Die Schweiz hat sich verpflichtet, bis 2050 klimaneutral zu sein und die Treibhausgas-Emissionen unter dem Strich auf Null zu reduzieren. Kohlendioxid (CO2) macht dabei den grössten Anteil aus. Es geht also, darum, den Ausstoss von CO2 zu vermeiden und schwer vermeidbare CO2-Emissionen aus Industrie, Abfallwirtschaft und Landwirtschaft zu kompensieren.

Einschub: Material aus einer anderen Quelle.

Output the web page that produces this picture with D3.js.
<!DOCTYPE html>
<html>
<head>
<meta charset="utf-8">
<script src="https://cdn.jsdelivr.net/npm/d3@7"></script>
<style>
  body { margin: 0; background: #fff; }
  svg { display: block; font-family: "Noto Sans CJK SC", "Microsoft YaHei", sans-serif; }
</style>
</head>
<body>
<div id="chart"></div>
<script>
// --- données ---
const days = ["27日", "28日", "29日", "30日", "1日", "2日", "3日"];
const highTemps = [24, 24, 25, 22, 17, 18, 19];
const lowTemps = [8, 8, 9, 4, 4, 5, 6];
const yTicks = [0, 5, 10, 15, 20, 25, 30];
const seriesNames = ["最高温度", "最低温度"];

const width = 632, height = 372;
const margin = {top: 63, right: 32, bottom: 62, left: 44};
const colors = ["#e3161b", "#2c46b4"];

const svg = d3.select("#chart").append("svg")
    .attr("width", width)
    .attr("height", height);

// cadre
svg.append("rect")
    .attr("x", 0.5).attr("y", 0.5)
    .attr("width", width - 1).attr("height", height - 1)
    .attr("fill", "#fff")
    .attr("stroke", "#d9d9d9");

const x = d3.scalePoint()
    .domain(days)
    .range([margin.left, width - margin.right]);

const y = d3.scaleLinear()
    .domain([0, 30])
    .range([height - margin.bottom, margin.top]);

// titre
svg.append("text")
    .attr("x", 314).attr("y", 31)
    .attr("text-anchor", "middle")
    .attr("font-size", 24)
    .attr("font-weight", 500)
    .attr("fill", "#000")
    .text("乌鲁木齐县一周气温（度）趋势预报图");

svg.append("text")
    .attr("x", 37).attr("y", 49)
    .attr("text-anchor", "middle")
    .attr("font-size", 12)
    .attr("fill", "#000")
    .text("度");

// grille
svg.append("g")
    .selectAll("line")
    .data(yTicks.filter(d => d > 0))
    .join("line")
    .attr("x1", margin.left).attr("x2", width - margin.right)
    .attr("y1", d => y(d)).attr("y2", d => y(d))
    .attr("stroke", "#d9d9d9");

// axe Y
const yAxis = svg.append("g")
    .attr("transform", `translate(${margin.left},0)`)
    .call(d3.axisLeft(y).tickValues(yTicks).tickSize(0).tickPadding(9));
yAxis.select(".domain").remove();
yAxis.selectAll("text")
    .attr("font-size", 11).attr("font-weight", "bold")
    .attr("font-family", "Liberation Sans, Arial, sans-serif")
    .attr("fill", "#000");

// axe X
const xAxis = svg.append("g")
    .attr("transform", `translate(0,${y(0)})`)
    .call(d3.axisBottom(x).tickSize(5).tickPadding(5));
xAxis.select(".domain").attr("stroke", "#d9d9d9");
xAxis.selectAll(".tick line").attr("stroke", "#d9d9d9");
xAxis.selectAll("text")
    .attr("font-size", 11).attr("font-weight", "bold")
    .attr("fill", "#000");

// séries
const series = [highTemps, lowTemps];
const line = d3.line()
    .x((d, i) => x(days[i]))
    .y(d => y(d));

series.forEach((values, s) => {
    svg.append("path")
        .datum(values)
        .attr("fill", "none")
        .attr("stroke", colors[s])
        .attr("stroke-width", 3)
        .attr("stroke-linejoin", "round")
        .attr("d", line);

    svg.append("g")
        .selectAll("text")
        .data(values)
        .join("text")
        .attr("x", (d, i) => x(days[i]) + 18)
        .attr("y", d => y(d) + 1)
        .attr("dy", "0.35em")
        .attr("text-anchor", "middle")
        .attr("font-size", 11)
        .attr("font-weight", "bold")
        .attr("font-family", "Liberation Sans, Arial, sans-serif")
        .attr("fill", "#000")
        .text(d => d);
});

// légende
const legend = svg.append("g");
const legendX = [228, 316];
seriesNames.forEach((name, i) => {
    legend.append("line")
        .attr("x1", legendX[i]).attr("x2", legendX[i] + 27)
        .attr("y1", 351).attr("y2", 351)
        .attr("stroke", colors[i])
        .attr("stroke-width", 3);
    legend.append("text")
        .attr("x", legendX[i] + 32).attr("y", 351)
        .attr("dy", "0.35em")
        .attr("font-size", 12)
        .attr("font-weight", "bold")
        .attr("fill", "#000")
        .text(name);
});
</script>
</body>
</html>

Ein Ansatz dabei: Das CO2 direkt beim Entstehungsort – Müllverbrennungs-, Chemie- oder Zementanlagen – abfangen und dann dauerhaft in unterirdischen geologischen Formationen oder in Baumaterialien (z. B. Beton) zu speichern. Man spricht dabei von Carbon Dioxide Capture and Storage (CCS). Im Projekt DemoUpCARMA werden beide Verfahren erprobt. Ziel ist, dass sie so ausgereift sind, dass sie skaliert, sprich breit eingesetzt werden können. CO2-Emissionen aus grossen industriellen sogenannten Punktquellen sollen durch solche CCS-Massnahmen reduziert werden.
Fokus Island
Untersuchungen haben gezeigt, dass das geologische Speicherpotenzial in der Schweiz in erschliessbar, aber begrenzt ist. Daher ist es wichtig, auch nach alternativen Speichermöglichkeiten zu suchen. In Island sind die Voraussetzungen dafür günstig. Island verfügt einerseits mit Basaltgestein über geeignete geologische Formationen – in Basalten kann sich das CO2 innerhalb weniger Jahre zu Karbonaten (sprich Gestein) mineralisieren und damit dauerhaft verfestigen. Andererseits hat Island bereits Erfahrung mit der unterirdischen CO2-Speicherung.
Und so läuft das DemoUpCARMA-Projekt ganz konkret:
Das CO2 wird in der Abwasserreinigungsanlage Bern abgeschieden und verflüssigt und in vakuumisolierte Container gefüllt. Per Lastwagen und Bahn werden die Container nach Rotterdam transportiert und von dort per Schiff nach Island. Das abgeschiedene CO2 wird im Meerwasser gelöst, und dann erfolgt die Injektion in den Basalt.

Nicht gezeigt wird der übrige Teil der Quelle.